2. The game in academia is completely rigged. Again, the popular notion of an "expert" is now not someone who is smart/knows a lot about the field but is ignorant to some practical aspect of ordinary life, but someone who is out of touch completely with the average person, perhaps even a mere puppet for someone else's agenda etc.; because it is no longer possible for an average person to become at the same time an expert.
3. At the same time the "elite human capital" is getting harder to find, we've degraded societal norms and ethical obligations to others and adopted a morality-is-for-suckers attitude. The remaining functions and roles formerly played by morality have been absorbed by cultural and political beliefs. More can be said, and I would like to find a good book on this that's neither overreactionary the-west-is-fallen nor snarky "um every generation thinks the younger ones are terrible!", preferably with a critical and honest historical analysis.

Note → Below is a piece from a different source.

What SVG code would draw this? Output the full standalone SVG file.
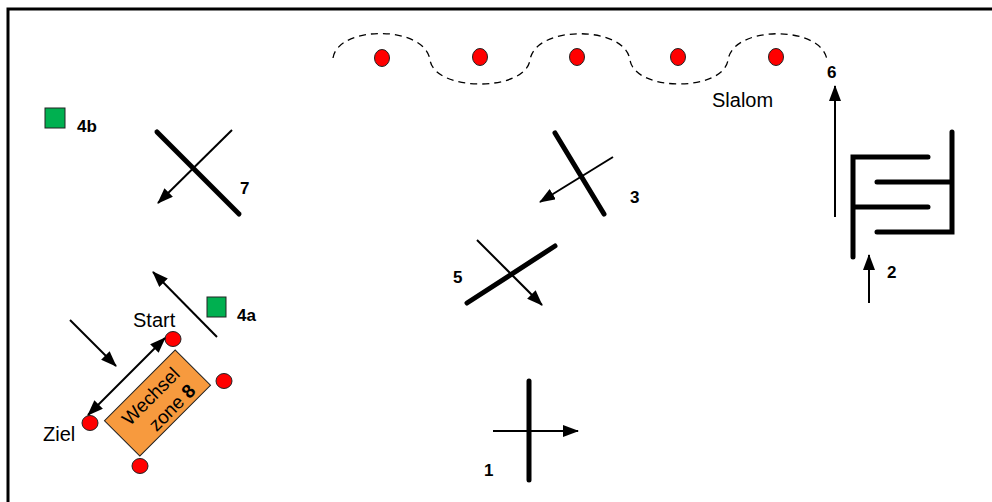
<svg xmlns="http://www.w3.org/2000/svg" width="992" height="502" viewBox="0 0 992 502">
<style>
.thick{stroke:#000;stroke-width:5;stroke-linecap:round;fill:none}
.thin{stroke:#000;stroke-width:2;fill:none}
.cone{fill:#FF0000;stroke:#222;stroke-width:1}
.marker{fill:#00B050;stroke:#222;stroke-width:1}
.lbl{font-family:"Liberation Sans",Arial,sans-serif;font-weight:bold;font-size:17px;fill:#000}
.txt{font-family:"Liberation Sans",Arial,sans-serif;font-size:20px;fill:#000}
.zone{font-family:"Liberation Sans",Arial,sans-serif;font-size:19px;fill:#000}
</style>
<defs>
<marker id="ah" markerUnits="userSpaceOnUse" markerWidth="16" markerHeight="12" refX="15" refY="6" orient="auto-start-reverse">
<path d="M0,0 L16,6 L0,12 z" fill="#000"/>
</marker>
</defs>
<rect width="992" height="502" fill="#fff"/>
<path d="M8,502 L8,9 L992,9" fill="none" stroke="#000" stroke-width="3"/>

<g id="slalom">
<path d="M333,58 C338,25 425,25 430,60 C435,92 525,92 530,60 C535,25 625,25 630,60 C635,92 723,92 728,60 C733,25 822,25 827,60" fill="none" stroke="#000" stroke-width="1.3" stroke-dasharray="7 5"/>
<ellipse class="cone" cx="382" cy="58" rx="7.5" ry="8.5"/>
<ellipse class="cone" cx="480" cy="57" rx="7.5" ry="8.5"/>
<ellipse class="cone" cx="577" cy="57" rx="7.5" ry="8.5"/>
<ellipse class="cone" cx="678" cy="57" rx="7.5" ry="8.5"/>
<ellipse class="cone" cx="776" cy="57" rx="7.5" ry="8.5"/>
<text class="txt" x="712" y="107">Slalom</text>
</g>

<g id="station4b">
<rect class="marker" x="45" y="108" width="20" height="20"/>
<text class="lbl" x="77" y="132">4b</text>
</g>

<g id="station4a">
<rect class="marker" x="207" y="297" width="19" height="20"/>
<text class="lbl" x="237" y="321">4a</text>
</g>

<g id="station7">
<line class="thick" x1="157" y1="132" x2="239" y2="214"/>
<text class="lbl" x="240" y="194">7</text>
</g>

<g id="station3">
<line class="thick" x1="555" y1="133" x2="604" y2="214"/>
<text class="lbl" x="630" y="203">3</text>
</g>

<g id="station5">
<line class="thick" x1="467" y1="303" x2="555" y2="246"/>
<text class="lbl" x="453" y="283">5</text>
</g>

<g id="station1">
<line class="thick" x1="529" y1="381" x2="529" y2="480"/>
<text class="lbl" x="484" y="476">1</text>
</g>

<g id="station2">
<path class="thick" d="M853,257 L853,157 L928,157 M853,207 L928,207 M877,182 L952,182 M877,232 L952,232 L952,132"/>
<text class="lbl" x="887" y="278">2</text>
</g>

<g id="station6">
<text class="lbl" x="827" y="78">6</text>
</g>

<g id="wechselzone8">
<rect x="107.5" y="378" width="100" height="50" fill="#F79A3E" stroke="#222" stroke-width="1" transform="rotate(-45 157.5 403)"/>
<g transform="translate(157.5 403) rotate(-45)">
<text class="zone" x="0" y="-3" text-anchor="middle">Wechsel</text>
<text class="zone" x="7" y="20" text-anchor="middle">zone <tspan font-weight="bold">8</tspan></text>
</g>
<ellipse class="cone" cx="173" cy="339" rx="8" ry="7.5"/>
<ellipse class="cone" cx="224" cy="381" rx="8" ry="7.5"/>
<ellipse class="cone" cx="90" cy="423" rx="8" ry="7.5"/>
<ellipse class="cone" cx="140" cy="466" rx="8" ry="7.5"/>
<text class="txt" x="133" y="327">Start</text>
<text class="txt" x="43" y="441">Ziel</text>
</g>

<g id="connectors">
<line class="thin" x1="232" y1="130" x2="158" y2="203" marker-end="url(#ah)"/>
<line class="thin" x1="613" y1="157" x2="540" y2="202" marker-end="url(#ah)"/>
<line class="thin" x1="477" y1="240" x2="542" y2="305" marker-end="url(#ah)"/>
<line class="thin" x1="493" y1="431" x2="578" y2="431" marker-end="url(#ah)"/>
<line class="thin" x1="835" y1="217" x2="835" y2="86" marker-end="url(#ah)"/>
<line class="thin" x1="869" y1="303" x2="869" y2="255" marker-end="url(#ah)"/>
<line class="thin" x1="217" y1="337" x2="153" y2="272" marker-end="url(#ah)"/>
<line class="thin" x1="70" y1="320" x2="116" y2="366" marker-end="url(#ah)"/>
<line class="thin" x1="165" y1="338" x2="88" y2="415" marker-start="url(#ah)" marker-end="url(#ah)"/>
</g>
</svg>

4. In every era until around the mid-20th century, to be an intellectual elite generally meant you were well-versed in a classical education, and you understood not everything but a sufficient deal about history, politics, philosophy, mathematics, arts, sciences, etc. even if you specialized in a certain area; because there was simply less you needed to know to know a sufficient amount. Now unless you are insanely dedicated you can't do that because you need to be spending all your time specializing. Plus K-12 school curriculums have been on average dumbed down and even the kids who fail get pushed along anyway, because the incentives have been fucked and gamed. I knew someone who thought the Romans flourished before the Greeks, that the Bible was something "found at some point on the Sea Scrolls", and didn't know that Christianity had its roots in Judaism or Islam in Christianity. We're seeing hordes of future "experts" go into grad school to become professors with not even a baseline functioning idea of the history of the world.
That's all, I think.
Well sadly, I completely agree with everything you've said here!
I think we've learned from the rise of the tech right that expertise and intelligence alone do not guarantee wisdom and prudence in making decisions about public policy. Government inherently involves manipulating highly complex systems and making incredibly difficult ethical choices on a regular basis, and increasingly few people are capable of handling those kinds of decisions, even as the decisions themselves become more technical.
It seems like an intractable problem-you can have hyper-specialized experts or you can have well-rounded intellectuals, but you can't have both, because a human life is only so long and our collective knowledge is continuously expanding, while the capacity of a human mind is the same as it's ever been. Inevitably you end up with very smart people who lack fundamental knowledge that we used to consider essential to being part of an intellectual elite, and suddenly Elon Musk and his tech kids are tearing apart the federal bureaucracy without the slightest clue of what it is they're even cutting.
I do wonder how much of the specialized knowledge we rely on we will eventually be able to reliably offload to AI while being able to place more emphasis on the "core" classical curriculum that made for a robust elite. My best friend is a software engineer and he's already offloaded most of the time he spent coding to AI, for example. Of course, that raises all sorts of other problems!